┏━━

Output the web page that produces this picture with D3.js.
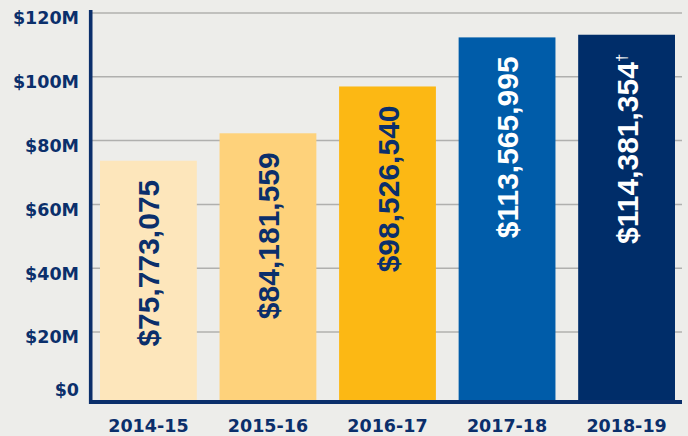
<!DOCTYPE html>
<html>
<head>
<meta charset="utf-8">
<script src="https://cdn.jsdelivr.net/npm/d3@7"></script>
<style>
  html, body { margin: 0; padding: 0; background: #ededea; }
  svg { display: block; }
</style>
</head>
<body>
<svg id="chart" width="688" height="436"></svg>
<script>
const categories = ["2014-15", "2015-16", "2016-17", "2017-18", "2018-19"];
const values = [75773075, 84181559, 98526540, 113565995, 114381354];
const labels = ["$75,773,075", "$84,181,559", "$98,526,540", "$113,565,995", "$114,381,354"];
const notes = ["", "", "", "", "†"];
const barColors = ["#fde6bb", "#fed27b", "#fcb814", "#005ca9", "#002d69"];
const labelColors = ["#0b2f6b", "#0b2f6b", "#0b2f6b", "#ffffff", "#ffffff"];
const tickValues = [0, 20, 40, 60, 80, 100, 120];
const tickLabels = ["$0", "$20M", "$40M", "$60M", "$80M", "$100M", "$120M"];

const navy = "#0b2f6b";
const svg = d3.select("#chart");

const x = d3.scaleBand().domain(categories).range([100, 675]).paddingInner(0.19).paddingOuter(0);
// gridline scale (millions)
const yGrid = d3.scaleLinear().domain([0, 120]).range([395.8, 13]);
// bar scale (dollars) as drawn in the original
const yBar = d3.scaleLinear().domain([0, 120e6]).range([408, 16.4]);
const baseY = 400;

// gridlines
svg.append("g").selectAll("line").data(tickValues.filter(d => d > 0)).join("line")
  .attr("x1", 92).attr("x2", 682)
  .attr("y1", d => yGrid(d)).attr("y2", d => yGrid(d))
  .attr("stroke", "#b0b0ae").attr("stroke-width", 1.5);

// tick labels
svg.append("g").selectAll("text").data(tickValues).join("text")
  .attr("x", 79)
  .attr("y", (d, i) => d === 0 ? 390 : yGrid(d) + 5.3)
  .attr("text-anchor", "end")
  .attr("dominant-baseline", "central")
  .attr("font-family", "DejaVu Sans")
  .attr("font-weight", "bold")
  .attr("font-size", 17.5)
  .attr("fill", navy)
  .text((d, i) => tickLabels[i]);

// bars
svg.append("g").selectAll("rect").data(values).join("rect")
  .attr("x", (d, i) => x(categories[i]))
  .attr("width", x.bandwidth())
  .attr("y", d => yBar(d))
  .attr("height", d => baseY - yBar(d))
  .attr("fill", (d, i) => barColors[i]);

// bar labels (rotated)
const lab = svg.append("g").selectAll("text").data(values).join("text")
  .attr("transform", (d, i) => {
    const cx = x(categories[i]) + x.bandwidth() / 2 + 11;
    const ty = yBar(d) + 19;
    return `translate(${cx},${ty}) rotate(-90)`;
  })
  .attr("text-anchor", "end")
  .attr("font-family", "Liberation Sans, Arial, sans-serif")
  .attr("font-weight", "bold")
  .attr("font-size", 30)
  .attr("fill", (d, i) => labelColors[i]);
lab.append("tspan").text((d, i) => labels[i]);
lab.append("tspan")
  .attr("font-size", 15)
  .attr("font-weight", "normal")
  .attr("dy", -11)
  .text((d, i) => notes[i]);

// axes lines
svg.append("line").attr("x1", 90.7).attr("x2", 90.7).attr("y1", 10).attr("y2", 404)
  .attr("stroke", navy).attr("stroke-width", 3.6);
svg.append("line").attr("x1", 89).attr("x2", 682).attr("y1", 402).attr("y2", 402)
  .attr("stroke", navy).attr("stroke-width", 4);

// category labels
svg.append("g").selectAll("text").data(categories).join("text")
  .attr("x", d => x(d) + x.bandwidth() / 2)
  .attr("y", 432)
  .attr("text-anchor", "middle")
  .attr("font-family", "DejaVu Sans")
  .attr("font-weight", "bold")
  .attr("font-size", 17.5)
  .attr("fill", navy)
  .text(d => d);
</script>
</body>
</html>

┗━━

AIM: All of the data needs repeating exactly, but the pictures do not.

RESULT OF THIS EXERCISE:
Output the web page that produces this picture with D3.js.
<!DOCTYPE html>
<html>
<head>
<meta charset="utf-8">
<script src="https://cdn.jsdelivr.net/npm/d3@7"></script>
<style>
  html, body { margin: 0; padding: 0; background: #ededea; }
  svg { display: block; }
</style>
</head>
<body>
<svg id="chart" width="688" height="436"></svg>
<script>
const categories = ["2014-15", "2015-16", "2016-17", "2017-18", "2018-19"];
const values = [75773075, 84181559, 98526540, 113565995, 114381354];
const labels = ["$75,773,075", "$84,181,559", "$98,526,540", "$113,565,995", "$114,381,354"];
const notes = ["", "", "", "", "†"];
const barColors = ["#fde6bb", "#fed27b", "#fcb814", "#005ca9", "#002d69"];
const labelColors = ["#0b2f6b", "#0b2f6b", "#0b2f6b", "#ffffff", "#ffffff"];
const tickValues = [0, 20, 40, 60, 80, 100, 120];
const tickLabels = ["$0", "$20M", "$40M", "$60M", "$80M", "$100M", "$120M"];

const navy = "#0b2f6b";
const svg = d3.select("#chart");

const x = d3.scaleBand().domain(categories).range([100, 675]).paddingInner(0.19).paddingOuter(0);
// gridline scale (millions)
const yGrid = d3.scaleLinear().domain([0, 120]).range([395.8, 13]);
// bar scale (dollars) as drawn in the original
const yBar = d3.scaleLinear().domain([0, 120e6]).range([408, 16.4]);
const baseY = 400;

// gridlines
svg.append("g").selectAll("line").data(tickValues.filter(d => d > 0)).join("line")
  .attr("x1", 92).attr("x2", 682)
  .attr("y1", d => yGrid(d)).attr("y2", d => yGrid(d))
  .attr("stroke", "#b0b0ae").attr("stroke-width", 1.5);

// tick labels
svg.append("g").selectAll("text").data(tickValues).join("text")
  .attr("x", 79)
  .attr("y", (d, i) => d === 0 ? 390 : yGrid(d) + 5.3)
  .attr("text-anchor", "end")
  .attr("dominant-baseline", "central")
  .attr("font-family", "DejaVu Sans")
  .attr("font-weight", "bold")
  .attr("font-size", 17.5)
  .attr("fill", navy)
  .text((d, i) => tickLabels[i]);

// bars
svg.append("g").selectAll("rect").data(values).join("rect")
  .attr("x", (d, i) => x(categories[i]))
  .attr("width", x.bandwidth())
  .attr("y", d => yBar(d))
  .attr("height", d => baseY - yBar(d))
  .attr("fill", (d, i) => barColors[i]);

// bar labels (rotated)
const lab = svg.append("g").selectAll("text").data(values).join("text")
  .attr("transform", (d, i) => {
    const cx = x(categories[i]) + x.bandwidth() / 2 + 11;
    const ty = yBar(d) + 19;
    return `translate(${cx},${ty}) rotate(-90)`;
  })
  .attr("text-anchor", "end")
  .attr("font-family", "Liberation Sans, Arial, sans-serif")
  .attr("font-weight", "bold")
  .attr("font-size", 30)
  .attr("fill", (d, i) => labelColors[i]);
lab.append("tspan").text((d, i) => labels[i]);
lab.append("tspan")
  .attr("font-size", 15)
  .attr("font-weight", "normal")
  .attr("dy", -11)
  .text((d, i) => notes[i]);

// axes lines
svg.append("line").attr("x1", 90.7).attr("x2", 90.7).attr("y1", 10).attr("y2", 404)
  .attr("stroke", navy).attr("stroke-width", 3.6);
svg.append("line").attr("x1", 89).attr("x2", 682).attr("y1", 402).attr("y2", 402)
  .attr("stroke", navy).attr("stroke-width", 4);

// category labels
svg.append("g").selectAll("text").data(categories).join("text")
  .attr("x", d => x(d) + x.bandwidth() / 2)
  .attr("y", 432)
  .attr("text-anchor", "middle")
  .attr("font-family", "DejaVu Sans")
  .attr("font-weight", "bold")
  .attr("font-size", 17.5)
  .attr("fill", navy)
  .text(d => d);
</script>
</body>
</html>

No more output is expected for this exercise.